Thursday, December 16, 2010
From all my past employment, one thing, I never remember is joining a company Christmas party. The one company party I remember involved a circle of crapulous coworkers engaged in cutting loose from the self-imposed rigidity of the work environment. I always believed myself to be much the same person in and out of work. But the workplace Christmas party is a great tradition that happens all throughout the country.
I went to some workplace party years ago, and remember how stifling it seemed, and how uncomfortable I was. Everyone was all dressed up. I worked for a hotel at the time, so I believe the party was held at the Wyndham hotel. In deed, I cannot blame parties for my discomfort attending them. Still, going to the party has all the trappings of the movie From Dusk til Dawn. Do I really want to see this other side of these people I already see from nine to five every day?
Being around ten years ago, I remember going to the party, having found something worth wearing (besides my workj uniform), and looked at this chaotic mass of people, hoping to find someone with whom I could chat. I suppose office parties can be a chance to look inside myself, and ask who here do I really like enough to engage in conversation outside the context of work.
I read the last three paragraphs, and wonder how unsocial I really am. May be this writing is merely one chance to use the word crapulous before losing it in my mental lexicon of words I will never need. Still, company parties are strange.
I was encouraged to dance, so I danced. I watched others dance whom I felt should not have. I remember seeing people with glazed eyes that obviously were not sober enough to have a good time. To this end I have enjoyed seeing pictures of the yearly Christmas party. I never have to k now what my fellow employees are like when drunk. Ironically, the pictures tell me exactly what I am missing.

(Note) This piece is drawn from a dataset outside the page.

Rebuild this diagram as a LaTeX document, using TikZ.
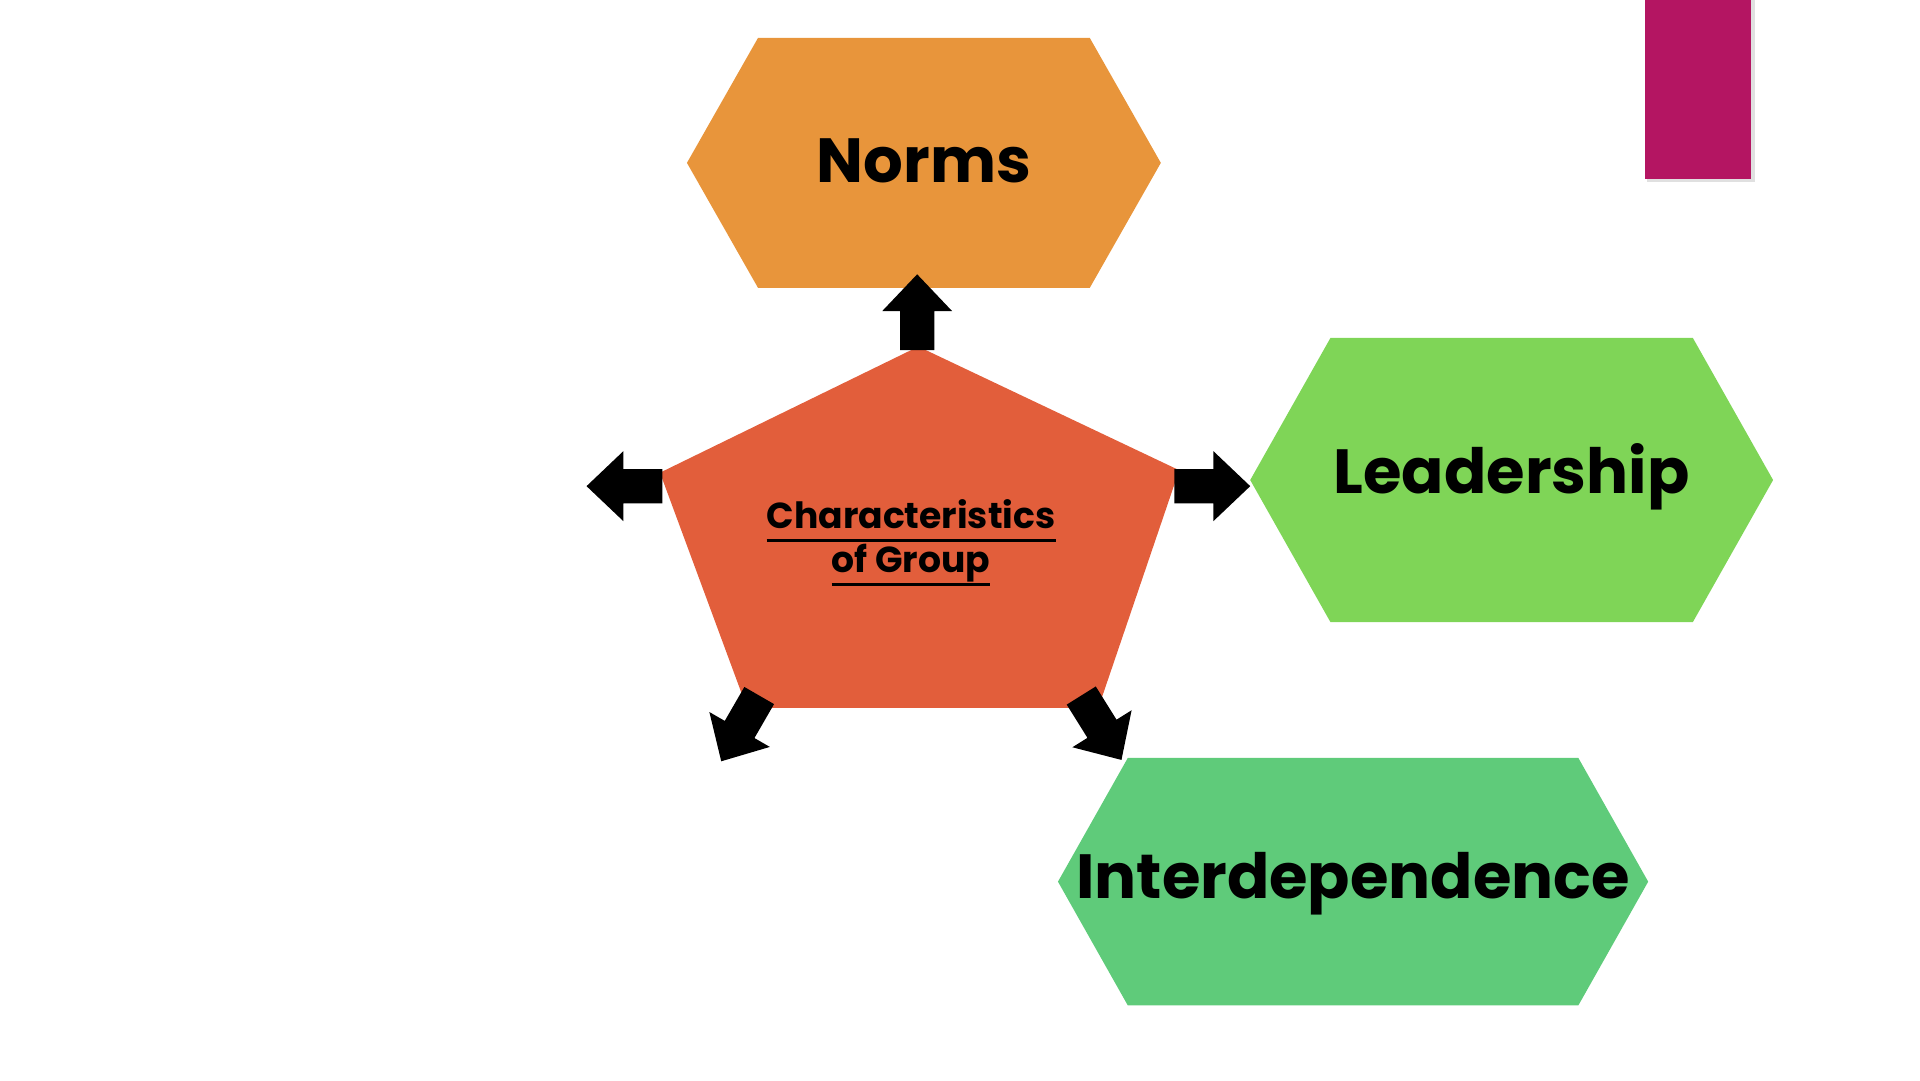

Perhaps you know about these things as I do. Maybe in your office there is someone hiding in the accounting office. Someone points her out, and say, "that is Yuletide Carol. " Watching the movement, the precision, the complete lack of social interaction, and you ask, "why is she called Yuletide Carol?" and you are told to wait until the party, the Christmas Party in December. Then, you will know...
I ought to get myself clothes appropriate for a good party. I do not have to attend workplace parties though to foster my sense of seasonal joy. In fact, maybe it is through not attending these parties that my sense of Christmas joy seems to get stronger.